Impacts of Credential Stuffing
Credential stuffing leads to a wide range of problems. Most obviously, a successful credential stuffing attack paves the way for an account takeover or ATO. We will look at ATOs in more depth in future blogs. However, suffice it to say, attackers can abuse a compromised account in a variety of ways to commit fraud and pursue other malicious goals. Financial accounts can be used to steal funds, retail accounts to illegally buy items, and social media accounts can sway opinions or spread malware.
However, the influx of traffic from a credential stuffing attack can also quickly overwhelm an application’s resources, leading to a denial of service situation. One industry analysis estimates that, on average, 16.5% of traffic on a login page is tied to credential stuffing. However, this can be a drop in the bucket when a specific group sets its sights on a particular application or industry. For example, in a recent series of credential stuffing attacks targeting credit unions, we were able to detect that 90% of traffic was malicious, and automatically block that traffic from ever reaching the target customers’ servers.
How ThreatX Protects Against Credential Stuffing
As seen in the previous example, ThreatX has considerable real-world experience in mitigating bot-based attacks, including credential stuffing. The platform is able to do this by bringing together a variety of detection and analysis techniques to reliably separate the valid users from the malicious bots. While the details are naturally always changing as we adapt to stay ahead of attackers, we have highlighted some of the most important traits below:
- Active Interrogation of Visitors: ThreatX actively challenges visitors in ways that are completely transparent to valid users but can cause a bot to reveal its identity. This could be observing how the entity responds to automated challenges such as how the entity handles javascript or other types of code.
- Advanced Fingerprinting: ThreatX leverages some of the most advanced fingerprinting techniques in the industry in order to reliably identify and track malicious entities and infrastructure over time. This allows the platform to recognize attackers even as they change IP addresses, user agents, or other identifying characteristics.
- Automated Deception Techniques: The platform can introduce deceptive techniques such as fake fields that are readable to bots but invisible to users. Any interaction with these fields or functions can reveal that the visitor is a bot and not a human.

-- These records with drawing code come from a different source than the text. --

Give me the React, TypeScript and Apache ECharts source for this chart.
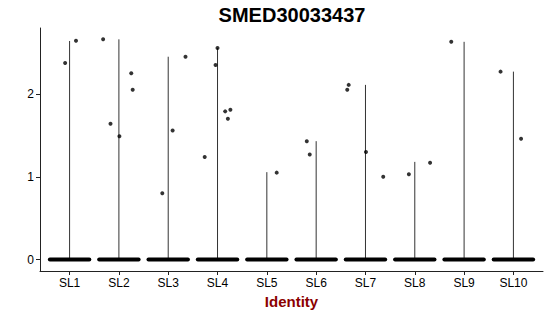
import React, { useEffect, useRef } from "react";
import * as echarts from "echarts";

const categories = ["SL1", "SL2", "SL3", "SL4", "SL5", "SL6", "SL7", "SL8", "SL9", "SL10"];
const violinTop = [2.64, 2.66, 2.45, 2.555, 1.056, 1.43, 2.11, 1.18, 2.63, 2.27];
const zeroLeft = [-0.4, -0.4, -0.4, -0.4, -0.4, -0.4, -0.4, -0.4, -0.4, -0.4];
const zeroRight = [0.4, 0.4, 0.4, 0.4, 0.4, 0.4, 0.4, 0.4, 0.4, 0.4];
const pointGroup = [1, 1, 2, 2, 2, 2, 2, 3, 3, 3, 4, 4, 4, 4, 4, 4, 5, 6, 6, 7, 7, 7, 7, 8, 8, 9, 10, 10];
const pointOffset = [-0.09, 0.13, -0.32, -0.17, 0.01, 0.25, 0.28, -0.12, 0.09, 0.35, -0.26, -0.04, 0.0, 0.155, 0.26, 0.21, 0.2, -0.19, -0.13, -0.37, -0.34, 0.01, 0.36, -0.12, 0.31, -0.26, -0.26, 0.155];
const pointValue = [2.375, 2.643, 2.66, 1.64, 1.49, 2.25, 2.05, 0.8, 1.56, 2.45, 1.24, 2.35, 2.555, 1.79, 1.81, 1.7, 1.05, 1.43, 1.27, 2.05, 2.11, 1.3, 1.0, 1.03, 1.17, 2.63, 2.27, 1.46];
const yTicks = [0, 1, 2];

const FONT = "'Liberation Sans', Arial, Helvetica, sans-serif";

export default function App() {
  const ref = useRef<HTMLDivElement>(null);
  useEffect(() => {
    if (!ref.current) return;
    const chart = echarts.init(ref.current, null, { renderer: "svg" });
    const xPositions = categories.map((_, i) => i + 1);
    const violinData = categories.map((_, i) => [i + 1, violinTop[i]]);
    const zeroData = categories.map((_, i) => [i + 1, zeroLeft[i], zeroRight[i]]);
    const pointData = pointGroup.map((g, i) => [g + pointOffset[i], pointValue[i]]);
    chart.setOption({
      animation: false,
      backgroundColor: "#ffffff",
      textStyle: { fontFamily: FONT },
      grid: { left: 40, right: 7, top: 28, bottom: 45, containLabel: false },
      graphic: [
        {
          type: "text",
          x: 292,
          y: 15,
          style: {
            text: "SMED30033437",
            font: `bold 20px ${FONT}`,
            fill: "#000000",
            textAlign: "center",
            textVerticalAlign: "middle",
          },
        },
      ],
      xAxis: {
        type: "value",
        min: 0.4,
        max: 10.6,
        name: "Identity",
        nameLocation: "middle",
        nameGap: 18,
        nameTextStyle: { color: "#8B0000", fontWeight: "bold", fontSize: 15, fontFamily: FONT },
        splitLine: { show: false },
        axisLine: { show: true, onZero: false, lineStyle: { color: "#222222", width: 1 } },
        axisTick: { show: true, length: 4, customValues: xPositions, lineStyle: { color: "#222222" } },
        axisLabel: {
          customValues: xPositions,
          margin: 6,
          color: "#000000",
          fontSize: 12,
          fontFamily: FONT,
          formatter: (v: number) => categories[Math.round(v) - 1] ?? "",
        },
      },
      yAxis: {
        type: "value",
        min: -0.138,
        max: 2.797,
        splitLine: { show: false },
        axisLine: { show: true, onZero: false, lineStyle: { color: "#222222", width: 1 } },
        axisTick: { show: true, length: 4, customValues: yTicks, lineStyle: { color: "#222222" } },
        axisLabel: {
          customValues: yTicks,
          margin: 6,
          color: "#000000",
          fontSize: 12,
          fontFamily: FONT,
        },
      },
      series: [
        {
          type: "custom",
          name: "violin",
          data: violinData,
          renderItem: (_params: any, api: any) => {
            const x = api.value(0);
            const top = api.value(1);
            const p0 = api.coord([x, 0]);
            const p1 = api.coord([x, top]);
            return {
              type: "line",
              shape: { x1: p0[0], y1: p0[1], x2: p1[0], y2: p1[1] },
              style: { stroke: "#333333", lineWidth: 1 },
            };
          },
          z: 1,
        },
        {
          type: "custom",
          name: "zero",
          data: zeroData,
          renderItem: (_params: any, api: any) => {
            const x = api.value(0);
            const lo = api.value(1);
            const hi = api.value(2);
            const p0 = api.coord([x + lo, 0]);
            const p1 = api.coord([x + hi, 0]);
            return {
              type: "line",
              shape: { x1: p0[0], y1: p0[1], x2: p1[0], y2: p1[1] },
              style: { stroke: "#000000", lineWidth: 4, lineCap: "round" },
            };
          },
          z: 2,
        },
        {
          type: "scatter",
          name: "cells",
          data: pointData,
          symbol: "circle",
          symbolSize: 4,
          itemStyle: { color: "#000000" },
          z: 3,
        },
      ],
    });
    return () => chart.dispose();
  }, []);
  return (
    <div
      ref={ref}
      style={{ position: "fixed", left: 0, top: 0, width: 550, height: 316, background: "#fff" }}
    />
  );
}
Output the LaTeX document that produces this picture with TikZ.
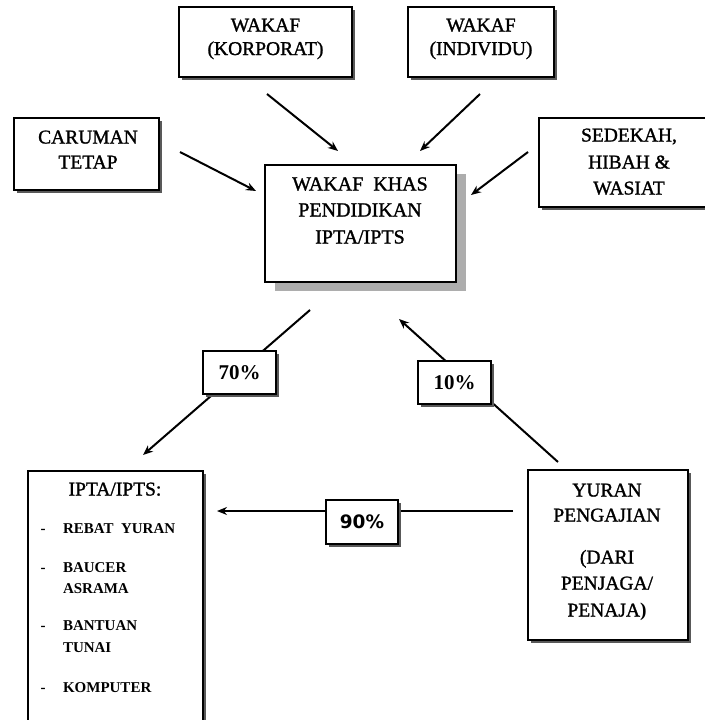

- Attacker and Application Behavior Analysis: In addition to tracking complex behaviors over time, ThreatX can identify atypical behavior at the user or application level. For example, if a visitor is able to fill a login form with abnormal speed or if applications seem to be getting overloaded with login traffic.
- Global Correlation and Tracking: By fingerprinting attacking entities, ThreatX is able to track their behavior across the Internet and across organizations. This allows organizations to benefit from intelligence gathered in previous attacks and preemptively block threats before the attack even gets started.